Coherent PhotonACTIVITIES

Obtaining hundreds of thousands of processing depth big data from just one laser processing hole

 Laser processing has attracted much attention in recent years as a new manufacturing and processing technology that can be applied to materials that are difficult to process, such as carbon fiber composite materials and glass. In order to promote the industrial application of laser processing as a technology that can be designed and controlled, it is essential to understand the complex physical and chemical phenomena occurring during laser processing and to elucidate its principles. Recent research has also revealed that a combination of machine learning and large-scale first-principles calculations, which have made remarkable progress in recent years, can be a powerful method for achieving this goal. This requires the collection of a large amount of data on the depth and shape of the fabricated hole for various conditions of the laser beam, such as intensity, wavelength, and pulse width. However, since laser processing is an irreversible phenomenon, the experiments require the fabrication of many laser holes and their measurements. This limits the number of experiments that can be conducted and makes it difficult to obtain a large amount of systematic learning data.
In this research, we have developed a new method (“fluence mapping”) that can obtain hundreds of thousands of data points from only one laser processing hole at a time by using imaging technology (Fig. 1). By focusing on the fact that the intensity distribution of laser pulses is spatially non-uniform, we succeeded in visualizing the relationship between the intensity of laser light and the processing depth for each location by strictly superimposing the intensity distribution of laser light measured with a homemade beam profiler and the depth distribution of the processed hole measured with a laser microscope (Fig. 2). We have succeeded in visualizing the relationship between laser beam intensity and processing depth for each location (Fig. 2).
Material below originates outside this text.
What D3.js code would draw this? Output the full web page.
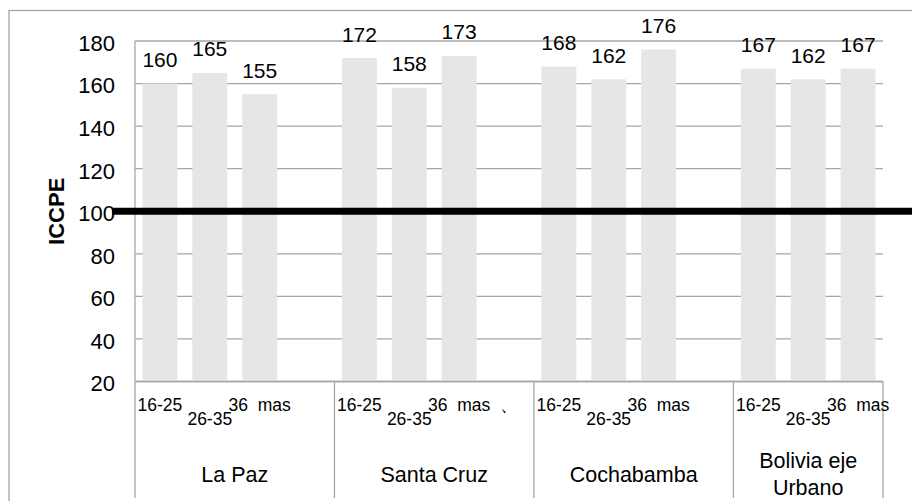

By doing so, we were able to obtain hundreds of thousands of data points from a single hole at once (Fig. 3), whereas previous methods could only obtain a limited amount of information such as hole depth and hole radius from a single hole. This method dramatically improves the efficiency of data acquisition required for machine learning and enables the systematic acquisition of reliable data for comparison with first-principles results.


fig1

Figure 1: Conceptual diagram of the invented fluence mapping method

fig2

Figure 2: (a) Overview of the fluence mapping method. The measured local fluence distribution by a self-made beam profiler (1) and the measured hole depth by a laser microscope (2) are superimposed by numerical processing (3) and output as a histogram called “fluence map” (4). (b) Measured beam profile at the focal point of the laser pulse used for processing. (c) Measured height profile of a sapphire hole machined with a single laser pulse of 1030 nm wavelength and 190 fs pulse width.

fig3

Figure 3: (a) Superimposed information of the local fluence of the laser beam and the fabricated hole height profile. (b) Histogram (“fluence map”) showing the relationship between local fluence and local height.

Published paper:
Haruyuki Sakurai, Kuniaki Konishi, Hiroharu Tamaru, Junji Yumoto, Makoto Kuwata-Gonokami " Direct correlation of local fluence to single-pulse ultrashort laser ablated morphology ", Communications Materials, 2: 38 (2021).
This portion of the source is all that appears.